Chicken or Fish?
“How did I get here?”, I utter to myself as I am confronted with a familiar discomfort. No matter what I do it seems that this feeling is unshakable. In as much as a feeling could be shook, I would shake this one until it understood that I am not fond of it at all and its presence here is as welcome as the carnivore diet at a vegan convention. If it was able to use Facebook, I would friend it just to unfriend and block it, so it can better understand the awkwardness it instils in me. My brain-body system is rocked back to the reality of the discomfort as the air hostess politely repeats: “chicken or fish?”.

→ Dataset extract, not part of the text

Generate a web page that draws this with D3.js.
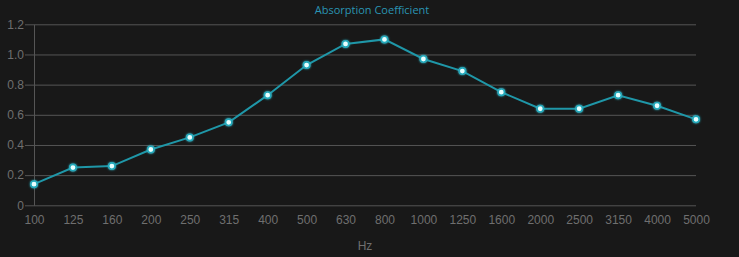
<!DOCTYPE html>
<html><head><meta charset="utf-8">
<script src="https://cdn.jsdelivr.net/npm/d3@7"></script>
<style>
html,body{margin:0;padding:0;background:#181818;}
svg{display:block;}
</style></head>
<body>
<script>
const categories = ["100","125","160","200","250","315","400","500","630","800","1000","1250","1600","2000","2500","3150","4000","5000"];
const values = [0.14,0.25,0.26,0.37,0.45,0.55,0.73,0.93,1.07,1.10,0.97,0.89,0.75,0.64,0.64,0.73,0.66,0.57];
const yTicks = [0,0.2,0.4,0.6,0.8,1.0,1.2];
const yTickLabels = ["0","0.2","0.4","0.6","0.8","1.0","1.2"];
const title = "Absorption Coefficient";
const xTitle = "Hz";

(function(){
const W = 739, H = 257;
const svg = d3.select("body").append("svg").attr("width", W).attr("height", H);
svg.append("rect").attr("width", W).attr("height", H).attr("fill", "#181818");

const pLeft = 34, pRight = 696, pTop = 24.3, pBottom = 205.3;
const x = d3.scalePoint().domain(categories).range([pLeft, pRight]);
const y = d3.scaleLinear().domain([0, 1.2]).range([pBottom, pTop]);

const defs = svg.append("defs");
const f = defs.append("filter").attr("id","glow").attr("x","-100%").attr("y","-100%").attr("width","300%").attr("height","300%");
f.append("feGaussianBlur").attr("stdDeviation", 1.2).attr("result","b");
const m = f.append("feMerge");
m.append("feMergeNode").attr("in","b");
m.append("feMergeNode").attr("in","SourceGraphic");

const yAxis = d3.axisLeft(y).tickValues(yTicks)
  .tickFormat((d,i) => yTickLabels[i])
  .tickSize(-(pRight - pLeft)).tickSizeOuter(0).tickPadding(10);
const gy = svg.append("g").attr("transform", `translate(${pLeft},0)`).call(yAxis);
gy.select(".domain").attr("stroke", "#555").attr("stroke-width", 1);
gy.selectAll(".tick line").attr("stroke", "#555").attr("stroke-width", 1).attr("x1", -9).attr("x2", pRight - pLeft);
gy.selectAll(".tick text").attr("fill", "#6f6f6f").style("font-family", "'Liberation Sans', Arial, sans-serif").style("font-size", "12px");

const xAxis = d3.axisBottom(x).tickSize(0).tickPadding(10);
const gx = svg.append("g").attr("transform", `translate(0,${pBottom})`).call(xAxis);
gx.select(".domain").remove();
gx.selectAll(".tick text").attr("fill", "#6f6f6f").style("font-family", "'Liberation Sans', Arial, sans-serif").style("font-size", "12px");

svg.append("text").attr("x", (pLeft + pRight) / 2).attr("y", 250)
  .attr("text-anchor", "middle").attr("fill", "#6f6f6f")
  .style("font-family", "'Liberation Sans', Arial, sans-serif").style("font-size", "12px")
  .text(xTitle);

svg.append("text").attr("x", 372).attr("y", 14)
  .attr("text-anchor", "middle").attr("fill", "#2a95b3")
  .style("font-family", "'Open Sans', 'DejaVu Sans', sans-serif").style("font-size", "11px")
  .text(title);

const line = d3.line().x((d,i) => x(categories[i])).y(d => y(d));
svg.append("path").datum(values).attr("d", line)
  .attr("fill", "none").attr("stroke", "#1f97a8").attr("stroke-width", 2);

svg.append("g").selectAll("circle").data(values).join("circle")
  .attr("cx", (d,i) => x(categories[i])).attr("cy", d => y(d))
  .attr("r", 3.2).attr("fill", "#e8ffff").attr("stroke", "#20a9bb").attr("stroke-width", 1.6)
  .attr("filter", "url(#glow)");
})();
</script>
</body></html>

Surely an impossible question to answer if ever I heard one. How can I make this decision on the fly like this, right here in this very moment if I have no control over the outcome? Or do I base my decision on the advise of a song: “but its okay to eat fish, cause they don’t have any feelings” -(Something in the way, Nirvana).
And what if the fish is cooked in a way that I don’t like? Over or undercooked or even both simultaneously to bring the wrath of Gordon Ramsey out in me? Or even worse, what if the chicken is the better option? Better suited to my taste and dietary requirements. Better cooked. Less of a risk for food poisoning.
Do I want to smell like fish for the rest of the flight?
Oh, by the beard of Zeus, just make up your mind so that you don’t look so perplexed by the question that will be asked to everyone else on this plane too!
Also, this is becoming a little bit awkward with the hostess just hovering, smiling passive-aggressively trying to maintain her professional stance towards me. Pretty sure this will end up being another round of “what ifs…” running through my thoughts, all focussed on my perception of her judgements and the impact of my indecision on the rest of the flight.
The rest of my life!
“How did I get here?”; ah right, that’s where all of this started and already back here again.
“Fish, please”; I blurt out eventually. Lucky fish without feelings. Feelings make thinking tricky or thinking makes feeling tricky? I am not sure. Not sure about anything other than that I am unsure, indecisive and uncomfortable with uncertainty.
Death and Taxes
A seemingly harmless question, potentially mundane and everyday in its existence, yet utterly complex, or rather complicated, by the uncertainty of the outcome. This is but a single playful example of how easily our world of thought can spiral (mostly downwards, but don’t dismiss the idea of multiple spirals or spiralling in different directions).
In a Meet Joe Black (1998 film) kind of logic, the only certainty we could experience is “death and taxes”. And even that is filled with uncertainty – both death and taxes. Other than Bob Marley, I don’t know of anyone else that has accurately predicted the age of their death or how it would occur. Ask anyone who is required to submit taxes and they too will be unable to predict with accuracy just what is going to happen. The dreaded SARS communication and confirmation of income and expenses. Never really all that known, but rather fixed in the constant state of unknown flexibility.
This position, or rather this need for certainty and predictability, can bring with it an immense amount of discomfort in the form of anxiety and the delusion of control. With it comes secondary emotions such as guilt and shame when the outcome is not as predicted and thus bringing a sense of failure or feeling “out of control”. Feeling out of control for something that we are not capable of controlling in the first place should probably not make us feel so out of control at all.
To an extent I agree with Joe Black, but his comment is limited, or rather limiting. There is more certainty than just death and taxes. I can be certain of the uncertainty around and within me. I can accept it, acknowledge it as it is unfolding in the present. Making use of my senses to ground me in the reality of my experience, the present, here-and-now. The position of not knowing can provide me with curiosity rather than anxiety. To follow in the tail of the commit rather than trying to steer it, control it and lead it, I embrace the moment-to-moment experience not knowing what the outcome would be.
We allow ourselves to indulge in this experience with the likes of reading a good book, watching a movie or series unfold or the ever-unpredictable outcome of live sports. What would it be like if we can accept this uncertainty as certainty? Embrace the emotions of it, for the everyday experiences, in the same way we embrace the joy of it in entertainment?
What if I apply myself in a more driving-like-Dirk-Gently kind of way? Dirk Gently makes use of “Zen navigation”, as explained by Douglas Adams in the book The Long Dark Tea-Time of the Soul: “He had a tremendous propensity for getting lost when driving. This was largely because of his method of “Zen” navigation, which was simply to find any car that looked as if it knew where it was going and follow it. The results were more often surprising than successful, but he felt it was worth it for the sake of the few occasions when it was both.” It very rarely gets you where you wanted to go but always where you needed to be.
And maybe that is just what psychotherapy can be when it embraces the certainty of uncertainty, staying mindfully attuned to the process and ending up where it needs to be rather than where we wanted it to go.